President National, United States Daughters of 1812
- In office 1906–1915

President General of the National Society of New England Women
- In office 1895–1895

Personal details
- Born: Emma Maleen Hardy Lowell, Massachusetts, U.S.
- Died: September 5, 1925 New York, New York, U.S.
- Resting place: Mount Auburn Cemetery
- Spouse: William Gerry Slade
- Occupation: clubwoman

= Emma H. Slade =

American clubwoman

Emma Maleen Hardy Slade (died September 5, 1925), also known as Mrs. William Gerry Slade, was an American socialite and clubwoman who founded the National Society of New England Women and served as President National of the U.S. Daughters of 1812.

== Clubs and societies ==
Slade was a prominent clubwoman. She founded the National Society of New England Women in 1895. She was also a founder and president of the Order of the Americans of Armorial Ancestry.
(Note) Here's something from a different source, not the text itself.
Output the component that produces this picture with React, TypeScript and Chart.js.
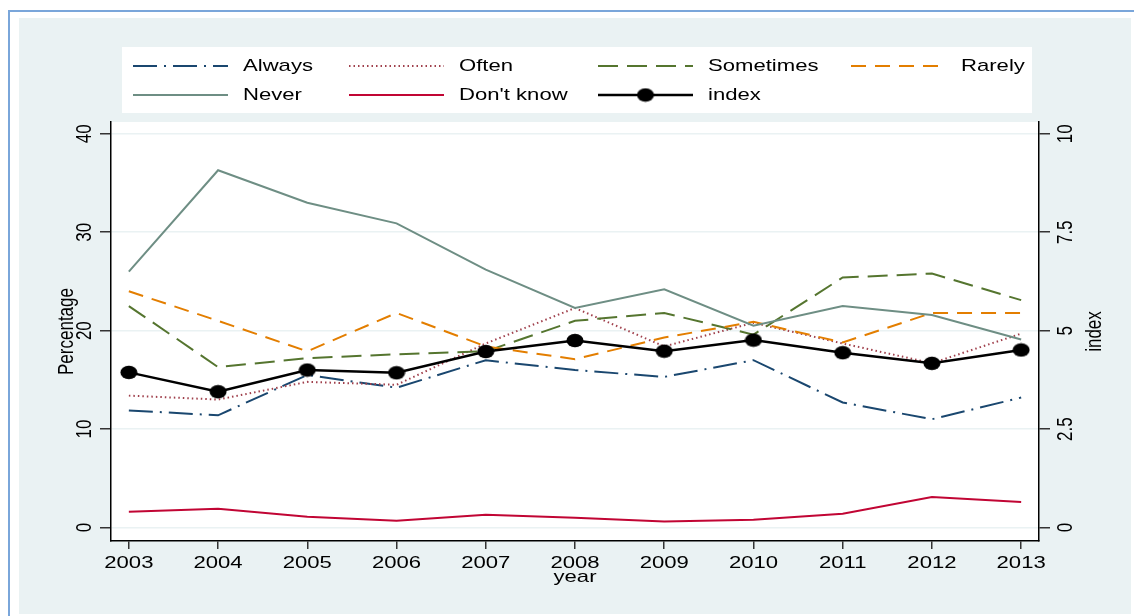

Slade served as President of the New York State Society of the National of the U.S. Daughters of 1812 and as President National of the national society. In 1915, by the end of her administration, the U.S. Daughters of 1812 had formed 35 state societies with an enrollment of 3,758 members.

== Personal life, death, and legacy ==
She was married to William Gerry Slade. She died on September 5, 1925 at her apartment in the Waldorf-Astoria. She was buried next to her husband and her daughter at Mount Auburn Cemetery in Cambridge, Massachusetts.
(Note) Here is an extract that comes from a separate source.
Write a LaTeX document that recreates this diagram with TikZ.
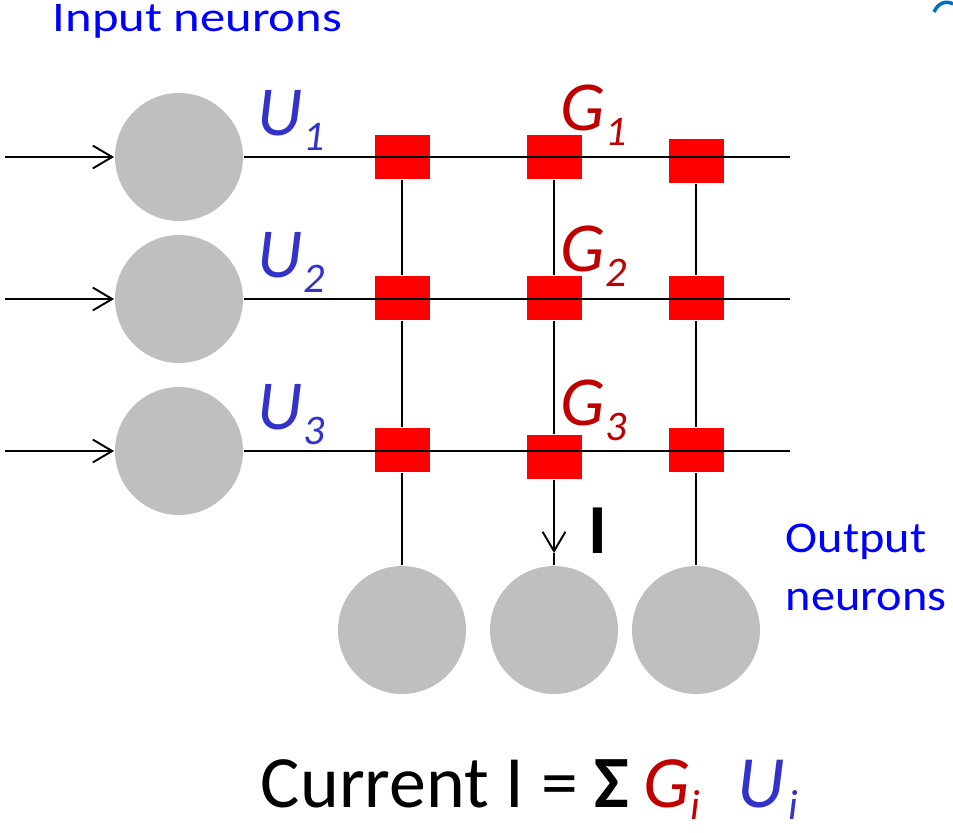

She left more than $50,000 in a trust fund for a memorial to her daughter, Harriet Slade Crombie, at the University of Vermont. Slade bequeathed a watch and chain, given to her as founder of the National Society of New England Women, to Mrs. Cutler Whitwell. She also dictated that all of her documents related to the National Society of the United States Daughters of 1812 were to be placed in the society's room at the George Washington Memorial Building. Slade also gave a trust fund of $5,000 to Mrs. Jennie Snyder Cronk.